Step 1: Find the LCD
The Least Common Denominator (LCD) is the smallest number both denominators divide into evenly.
Example: 1/4 + 1/6
- Multiples of 4: 4, 8, 12, 16...
- Multiples of 6: 6, 12, 18...
- LCD = 12
Step 2: Convert and Add
Multiply each fraction to get the LCD as denominator.
- 1/4 × 3/3 = 3/12
- 1/6 × 2/2 = 2/12
- 3/12 + 2/12 = 5/12
Subtraction works the same way. Subtract the numerators after you get matching denominators.
Multiplying Fractions
This one's simpler. Multiply numerators together. Multiply denominators together.
Example: 2/3 × 4/5
- 2 × 4 = 8 (numerator)
- 3 × 5 = 15 (denominator)
- Answer: 8/15
The Cross-Cancel Shortcut
Before multiplying, see if any numerator shares a factor with any denominator. Cancel those out first—it makes the math cleaner.
Example: 4/9 × 3/8
- 4 and 8 share a factor of 4 → 4/4 = 1, 8/4 = 2
- 3 and 9 share a factor of 3 → 3/3 = 1, 9/3 = 3
- Now multiply: 1/3 × 1/2 = 1/6
Much easier than reducing 32/72 at the end.
Dividing Fractions
Flip the second fraction (take its reciprocal), then multiply.
Example: 2/3 ÷ 4/5
- Reciprocal of 4/5 is 5/4
- 2/3 × 5/4 = 10/12
- Simplify: 5/6
That's it. Division is just multiplication in disguise.
Simplifying Fractions
Always reduce your answer to lowest terms. Find the Greatest Common Factor (GCF) of the numerator and denominator, then divide both by it.
Example: 18/24
- GCF of 18 and 24 is 6
- 18 ÷ 6 = 3
- 24 ÷ 6 = 4
- Answer: 3/4
Practice Problems with Solutions
Problem 1
Add: 1/2 + 1/8
LCD is 8. Convert 1/2 to 4/8. 4/8 + 1/8 = 5/8
Problem 2
Subtract: 5/6 - 1/3
LCD is 6. Convert 1/3 to 2/6. 5/6 - 2/6 = 3/6, which simplifies to 1/2
Problem 3
Multiply: 3/7 × 14/15
Cross-cancel: 3 and 15 share 3, 14 and 7 share 7.
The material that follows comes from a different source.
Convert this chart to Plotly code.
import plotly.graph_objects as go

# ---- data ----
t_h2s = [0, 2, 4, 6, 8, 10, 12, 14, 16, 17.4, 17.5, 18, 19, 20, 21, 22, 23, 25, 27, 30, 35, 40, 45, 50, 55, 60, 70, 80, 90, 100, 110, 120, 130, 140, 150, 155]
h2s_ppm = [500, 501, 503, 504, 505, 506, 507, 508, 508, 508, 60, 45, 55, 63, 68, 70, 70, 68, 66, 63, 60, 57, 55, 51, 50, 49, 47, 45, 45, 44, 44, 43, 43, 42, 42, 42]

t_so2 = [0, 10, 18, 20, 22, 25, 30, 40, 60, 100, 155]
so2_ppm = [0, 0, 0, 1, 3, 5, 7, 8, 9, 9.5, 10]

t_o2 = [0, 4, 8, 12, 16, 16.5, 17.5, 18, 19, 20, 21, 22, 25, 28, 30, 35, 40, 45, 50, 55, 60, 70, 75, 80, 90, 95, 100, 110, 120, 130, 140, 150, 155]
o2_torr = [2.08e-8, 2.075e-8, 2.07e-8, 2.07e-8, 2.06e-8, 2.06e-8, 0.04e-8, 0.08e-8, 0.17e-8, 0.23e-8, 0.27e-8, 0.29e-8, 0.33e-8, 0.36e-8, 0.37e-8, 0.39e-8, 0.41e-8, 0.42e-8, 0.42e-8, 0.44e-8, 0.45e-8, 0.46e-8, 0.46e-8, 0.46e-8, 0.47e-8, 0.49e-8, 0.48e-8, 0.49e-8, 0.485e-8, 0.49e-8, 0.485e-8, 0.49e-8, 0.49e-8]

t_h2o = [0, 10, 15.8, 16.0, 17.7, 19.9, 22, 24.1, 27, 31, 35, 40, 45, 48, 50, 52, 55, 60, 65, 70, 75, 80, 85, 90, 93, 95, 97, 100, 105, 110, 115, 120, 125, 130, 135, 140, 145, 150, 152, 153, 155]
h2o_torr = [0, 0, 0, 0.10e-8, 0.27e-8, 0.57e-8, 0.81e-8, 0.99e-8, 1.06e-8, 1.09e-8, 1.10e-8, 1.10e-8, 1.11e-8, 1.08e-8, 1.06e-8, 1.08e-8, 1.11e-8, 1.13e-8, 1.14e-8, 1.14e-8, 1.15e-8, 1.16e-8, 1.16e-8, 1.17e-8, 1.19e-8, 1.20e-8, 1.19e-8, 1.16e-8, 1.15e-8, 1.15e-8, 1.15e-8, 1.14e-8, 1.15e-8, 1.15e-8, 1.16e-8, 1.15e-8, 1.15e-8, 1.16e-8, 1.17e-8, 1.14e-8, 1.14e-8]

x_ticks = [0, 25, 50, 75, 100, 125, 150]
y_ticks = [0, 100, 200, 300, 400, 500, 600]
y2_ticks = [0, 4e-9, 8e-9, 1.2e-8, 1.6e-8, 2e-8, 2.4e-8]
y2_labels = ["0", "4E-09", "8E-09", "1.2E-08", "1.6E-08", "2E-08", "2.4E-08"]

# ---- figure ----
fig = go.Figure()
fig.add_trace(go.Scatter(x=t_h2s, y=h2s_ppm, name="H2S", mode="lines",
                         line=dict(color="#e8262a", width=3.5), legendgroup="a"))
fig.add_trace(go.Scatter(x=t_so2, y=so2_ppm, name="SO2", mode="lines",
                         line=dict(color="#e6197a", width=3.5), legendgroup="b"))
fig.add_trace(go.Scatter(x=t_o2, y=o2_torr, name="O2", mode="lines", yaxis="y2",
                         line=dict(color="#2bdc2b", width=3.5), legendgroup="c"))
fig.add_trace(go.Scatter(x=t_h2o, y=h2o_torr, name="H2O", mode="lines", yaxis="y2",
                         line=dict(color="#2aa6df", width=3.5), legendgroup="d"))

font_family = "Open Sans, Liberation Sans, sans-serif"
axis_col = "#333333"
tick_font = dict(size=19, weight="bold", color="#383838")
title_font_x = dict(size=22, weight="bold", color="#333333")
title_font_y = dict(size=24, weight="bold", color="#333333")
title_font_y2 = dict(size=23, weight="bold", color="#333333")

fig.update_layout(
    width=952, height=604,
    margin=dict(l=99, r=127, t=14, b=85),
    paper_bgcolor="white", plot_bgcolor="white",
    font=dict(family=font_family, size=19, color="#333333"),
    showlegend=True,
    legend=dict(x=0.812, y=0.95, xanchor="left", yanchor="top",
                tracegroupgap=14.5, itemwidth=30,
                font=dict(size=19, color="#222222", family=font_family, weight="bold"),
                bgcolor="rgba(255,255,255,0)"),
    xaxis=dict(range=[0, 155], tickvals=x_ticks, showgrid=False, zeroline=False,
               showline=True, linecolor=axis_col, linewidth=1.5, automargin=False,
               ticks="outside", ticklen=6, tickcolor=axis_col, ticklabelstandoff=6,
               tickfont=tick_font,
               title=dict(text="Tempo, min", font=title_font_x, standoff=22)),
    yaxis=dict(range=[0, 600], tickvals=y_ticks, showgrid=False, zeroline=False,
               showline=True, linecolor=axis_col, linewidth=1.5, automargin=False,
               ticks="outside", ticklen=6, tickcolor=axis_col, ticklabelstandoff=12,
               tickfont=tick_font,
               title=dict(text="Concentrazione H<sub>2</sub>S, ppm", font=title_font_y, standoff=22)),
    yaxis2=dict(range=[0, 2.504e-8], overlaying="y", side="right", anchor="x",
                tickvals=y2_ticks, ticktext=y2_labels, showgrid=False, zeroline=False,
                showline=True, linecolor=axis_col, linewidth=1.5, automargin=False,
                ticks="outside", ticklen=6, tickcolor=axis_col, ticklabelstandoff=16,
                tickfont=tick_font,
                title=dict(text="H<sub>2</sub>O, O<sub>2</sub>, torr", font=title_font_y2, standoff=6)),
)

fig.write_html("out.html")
3/7 × 14/15 = 1/1 × 2/5 = 2/5
Problem 4
Divide: 4/9 ÷ 2/3
Reciprocal of 2/3 is 3/2. 4/9 × 3/2 = 12/18 = 2/3
Problem 5
Convert: 7/4 to a mixed number
7 ÷ 4 = 1 with remainder 3. Answer: 1 3/4
Quick Reference: Operations at a Glance
| Operation | Rule | Key Step |
|---|---|---|
| Addition | Denominators must match | Find LCD, convert, add numerators |
| Subtraction | Denominators must match | Find LCD, convert, subtract numerators |
| Multiplication | Multiply straight across | Cross-cancel first when possible |
| Division | Multiply by reciprocal | Flip the second fraction, then multiply |
Common Mistakes to Avoid
- Adding denominators — never do this. Only add numerators after you have matching denominators.
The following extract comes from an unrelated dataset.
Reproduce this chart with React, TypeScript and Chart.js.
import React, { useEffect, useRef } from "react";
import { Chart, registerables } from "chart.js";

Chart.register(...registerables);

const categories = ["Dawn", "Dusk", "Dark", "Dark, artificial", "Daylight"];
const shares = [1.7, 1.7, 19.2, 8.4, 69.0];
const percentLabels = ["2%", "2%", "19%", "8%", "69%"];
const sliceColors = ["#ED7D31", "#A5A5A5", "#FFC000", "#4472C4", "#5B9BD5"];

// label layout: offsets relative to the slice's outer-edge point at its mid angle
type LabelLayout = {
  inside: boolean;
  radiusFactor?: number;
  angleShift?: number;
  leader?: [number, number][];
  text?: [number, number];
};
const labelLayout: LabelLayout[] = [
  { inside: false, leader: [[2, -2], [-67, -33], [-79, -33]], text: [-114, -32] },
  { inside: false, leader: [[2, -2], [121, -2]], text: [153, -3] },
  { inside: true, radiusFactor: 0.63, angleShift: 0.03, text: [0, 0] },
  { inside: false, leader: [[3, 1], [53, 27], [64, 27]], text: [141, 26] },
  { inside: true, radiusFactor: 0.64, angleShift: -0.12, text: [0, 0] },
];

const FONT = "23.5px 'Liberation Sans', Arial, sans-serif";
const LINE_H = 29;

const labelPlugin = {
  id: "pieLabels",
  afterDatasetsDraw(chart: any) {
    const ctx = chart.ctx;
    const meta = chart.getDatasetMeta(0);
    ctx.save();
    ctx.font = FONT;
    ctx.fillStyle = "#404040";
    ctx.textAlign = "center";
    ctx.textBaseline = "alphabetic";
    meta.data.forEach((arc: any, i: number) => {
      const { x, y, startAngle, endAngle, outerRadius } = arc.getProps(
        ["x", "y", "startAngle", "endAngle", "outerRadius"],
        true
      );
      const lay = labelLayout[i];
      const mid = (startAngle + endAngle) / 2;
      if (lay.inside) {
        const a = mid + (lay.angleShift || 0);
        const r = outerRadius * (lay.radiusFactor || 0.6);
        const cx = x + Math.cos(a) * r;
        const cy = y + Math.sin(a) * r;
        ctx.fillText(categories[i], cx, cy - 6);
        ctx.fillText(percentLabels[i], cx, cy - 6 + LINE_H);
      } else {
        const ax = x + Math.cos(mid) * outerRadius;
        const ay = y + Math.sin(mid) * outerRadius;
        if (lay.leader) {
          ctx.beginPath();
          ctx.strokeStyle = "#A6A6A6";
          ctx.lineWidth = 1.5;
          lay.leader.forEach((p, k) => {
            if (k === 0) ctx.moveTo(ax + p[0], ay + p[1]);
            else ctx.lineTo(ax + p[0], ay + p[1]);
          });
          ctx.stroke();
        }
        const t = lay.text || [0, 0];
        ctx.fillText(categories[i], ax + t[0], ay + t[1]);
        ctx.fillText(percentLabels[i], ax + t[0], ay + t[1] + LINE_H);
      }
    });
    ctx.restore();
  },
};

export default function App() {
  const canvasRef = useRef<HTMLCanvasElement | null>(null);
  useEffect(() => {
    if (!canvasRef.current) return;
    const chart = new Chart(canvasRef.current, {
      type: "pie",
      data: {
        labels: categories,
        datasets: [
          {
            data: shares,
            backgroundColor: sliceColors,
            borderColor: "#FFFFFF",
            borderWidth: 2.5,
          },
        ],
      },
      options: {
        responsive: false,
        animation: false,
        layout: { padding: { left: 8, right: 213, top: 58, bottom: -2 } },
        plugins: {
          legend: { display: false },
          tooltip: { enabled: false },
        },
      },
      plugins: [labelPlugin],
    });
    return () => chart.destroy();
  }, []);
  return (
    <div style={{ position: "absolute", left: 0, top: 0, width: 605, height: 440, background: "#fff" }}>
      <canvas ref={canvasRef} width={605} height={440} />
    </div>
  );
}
- Forgetting to simplify — always reduce your final answer.
- Cross-canceling wrong numbers — you can only cross-cancel across fractions during multiplication, not addition.
- Converting mixed numbers wrong — multiply the whole number by the denominator, then add the numerator.
How to Get Better at Fraction Problems
Practice is the only way. Here's a simple routine:
- Do 10 fraction problems daily
- Check your work immediately
- Identify which operation trips you up
- Drill that operation until it's automatic
Most students who struggle with fractions don't actually understand the concepts—they've memorized steps without knowing why. Work through this guide slowly. Understand why you find the LCD, why you flip the second fraction during division. The understanding makes everything click.